## What is needed:
Pictures in the data below are not part of the copy; transcribe everything else exactly.

## Data excerpt:
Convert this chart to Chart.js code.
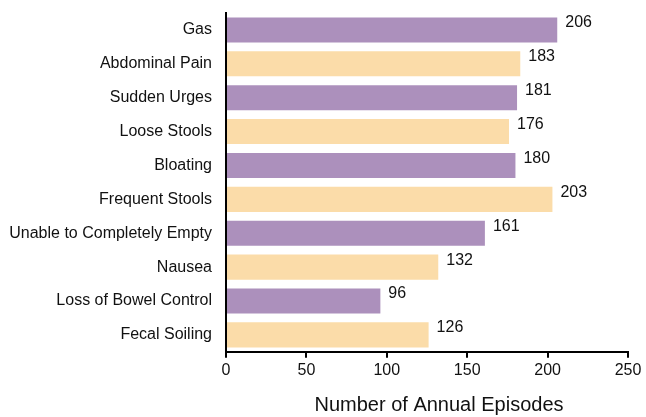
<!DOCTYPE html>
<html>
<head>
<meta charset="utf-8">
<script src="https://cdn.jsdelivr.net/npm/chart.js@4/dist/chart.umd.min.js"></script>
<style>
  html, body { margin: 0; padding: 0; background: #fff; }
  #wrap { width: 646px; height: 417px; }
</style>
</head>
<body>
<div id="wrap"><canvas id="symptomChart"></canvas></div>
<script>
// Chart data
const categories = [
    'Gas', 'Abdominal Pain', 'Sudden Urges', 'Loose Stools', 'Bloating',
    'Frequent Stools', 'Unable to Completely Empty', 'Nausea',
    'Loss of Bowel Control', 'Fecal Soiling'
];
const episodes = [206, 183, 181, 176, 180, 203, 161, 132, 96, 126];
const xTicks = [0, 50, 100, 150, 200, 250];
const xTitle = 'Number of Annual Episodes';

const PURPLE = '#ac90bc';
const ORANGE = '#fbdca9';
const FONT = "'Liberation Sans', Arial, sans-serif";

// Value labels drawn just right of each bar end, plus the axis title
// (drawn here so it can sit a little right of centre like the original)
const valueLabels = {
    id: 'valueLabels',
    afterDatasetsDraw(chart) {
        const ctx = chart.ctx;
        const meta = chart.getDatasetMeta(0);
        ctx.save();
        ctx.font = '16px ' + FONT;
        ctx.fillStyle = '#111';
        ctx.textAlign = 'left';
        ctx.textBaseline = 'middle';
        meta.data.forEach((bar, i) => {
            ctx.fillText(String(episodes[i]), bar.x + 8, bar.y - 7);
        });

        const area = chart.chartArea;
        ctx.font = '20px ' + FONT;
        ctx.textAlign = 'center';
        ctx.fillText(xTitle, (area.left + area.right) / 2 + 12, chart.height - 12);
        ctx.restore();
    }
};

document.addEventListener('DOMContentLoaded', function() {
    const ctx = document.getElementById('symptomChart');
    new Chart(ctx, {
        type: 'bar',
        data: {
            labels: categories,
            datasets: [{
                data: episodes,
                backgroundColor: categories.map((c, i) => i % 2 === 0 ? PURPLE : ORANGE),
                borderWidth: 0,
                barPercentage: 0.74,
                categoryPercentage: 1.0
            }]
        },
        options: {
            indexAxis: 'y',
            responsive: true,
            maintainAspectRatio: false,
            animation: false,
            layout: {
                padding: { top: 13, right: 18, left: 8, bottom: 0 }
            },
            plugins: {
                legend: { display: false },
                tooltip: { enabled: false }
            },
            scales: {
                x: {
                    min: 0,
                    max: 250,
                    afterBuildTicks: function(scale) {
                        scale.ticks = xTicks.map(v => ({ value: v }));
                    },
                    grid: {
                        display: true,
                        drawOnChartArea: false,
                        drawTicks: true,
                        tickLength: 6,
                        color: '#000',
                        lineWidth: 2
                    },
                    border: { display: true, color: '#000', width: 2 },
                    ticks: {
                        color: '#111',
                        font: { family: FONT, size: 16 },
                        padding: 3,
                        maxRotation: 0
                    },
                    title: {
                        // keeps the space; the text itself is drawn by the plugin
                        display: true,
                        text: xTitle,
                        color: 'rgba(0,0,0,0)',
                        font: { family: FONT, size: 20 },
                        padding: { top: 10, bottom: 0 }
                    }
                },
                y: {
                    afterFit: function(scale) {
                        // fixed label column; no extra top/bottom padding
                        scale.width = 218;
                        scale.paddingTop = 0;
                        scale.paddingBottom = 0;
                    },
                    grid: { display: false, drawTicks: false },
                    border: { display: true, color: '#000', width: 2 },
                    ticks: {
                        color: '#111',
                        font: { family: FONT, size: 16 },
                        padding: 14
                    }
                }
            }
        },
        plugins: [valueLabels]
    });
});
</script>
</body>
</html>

## Output below:
Convert this chart to Chart.js code.
<!DOCTYPE html>
<html>
<head>
<meta charset="utf-8">
<script src="https://cdn.jsdelivr.net/npm/chart.js@4/dist/chart.umd.min.js"></script>
<style>
  html, body { margin: 0; padding: 0; background: #fff; }
  #wrap { width: 646px; height: 417px; }
</style>
</head>
<body>
<div id="wrap"><canvas id="symptomChart"></canvas></div>
<script>
// Chart data
const categories = [
    'Gas', 'Abdominal Pain', 'Sudden Urges', 'Loose Stools', 'Bloating',
    'Frequent Stools', 'Unable to Completely Empty', 'Nausea',
    'Loss of Bowel Control', 'Fecal Soiling'
];
const episodes = [206, 183, 181, 176, 180, 203, 161, 132, 96, 126];
const xTicks = [0, 50, 100, 150, 200, 250];
const xTitle = 'Number of Annual Episodes';

const PURPLE = '#ac90bc';
const ORANGE = '#fbdca9';
const FONT = "'Liberation Sans', Arial, sans-serif";

// Value labels drawn just right of each bar end, plus the axis title
// (drawn here so it can sit a little right of centre like the original)
const valueLabels = {
    id: 'valueLabels',
    afterDatasetsDraw(chart) {
        const ctx = chart.ctx;
        const meta = chart.getDatasetMeta(0);
        ctx.save();
        ctx.font = '16px ' + FONT;
        ctx.fillStyle = '#111';
        ctx.textAlign = 'left';
        ctx.textBaseline = 'middle';
        meta.data.forEach((bar, i) => {
            ctx.fillText(String(episodes[i]), bar.x + 8, bar.y - 7);
        });

        const area = chart.chartArea;
        ctx.font = '20px ' + FONT;
        ctx.textAlign = 'center';
        ctx.fillText(xTitle, (area.left + area.right) / 2 + 12, chart.height - 12);
        ctx.restore();
    }
};

document.addEventListener('DOMContentLoaded', function() {
    const ctx = document.getElementById('symptomChart');
    new Chart(ctx, {
        type: 'bar',
        data: {
            labels: categories,
            datasets: [{
                data: episodes,
                backgroundColor: categories.map((c, i) => i % 2 === 0 ? PURPLE : ORANGE),
                borderWidth: 0,
                barPercentage: 0.74,
                categoryPercentage: 1.0
            }]
        },
        options: {
            indexAxis: 'y',
            responsive: true,
            maintainAspectRatio: false,
            animation: false,
            layout: {
                padding: { top: 13, right: 18, left: 8, bottom: 0 }
            },
            plugins: {
                legend: { display: false },
                tooltip: { enabled: false }
            },
            scales: {
                x: {
                    min: 0,
                    max: 250,
                    afterBuildTicks: function(scale) {
                        scale.ticks = xTicks.map(v => ({ value: v }));
                    },
                    grid: {
                        display: true,
                        drawOnChartArea: false,
                        drawTicks: true,
                        tickLength: 6,
                        color: '#000',
                        lineWidth: 2
                    },
                    border: { display: true, color: '#000', width: 2 },
                    ticks: {
                        color: '#111',
                        font: { family: FONT, size: 16 },
                        padding: 3,
                        maxRotation: 0
                    },
                    title: {
                        // keeps the space; the text itself is drawn by the plugin
                        display: true,
                        text: xTitle,
                        color: 'rgba(0,0,0,0)',
                        font: { family: FONT, size: 20 },
                        padding: { top: 10, bottom: 0 }
                    }
                },
                y: {
                    afterFit: function(scale) {
                        // fixed label column; no extra top/bottom padding
                        scale.width = 218;
                        scale.paddingTop = 0;
                        scale.paddingBottom = 0;
                    },
                    grid: { display: false, drawTicks: false },
                    border: { display: true, color: '#000', width: 2 },
                    ticks: {
                        color: '#111',
                        font: { family: FONT, size: 16 },
                        padding: 14
                    }
                }
            }
        },
        plugins: [valueLabels]
    });
});
</script>
</body>
</html>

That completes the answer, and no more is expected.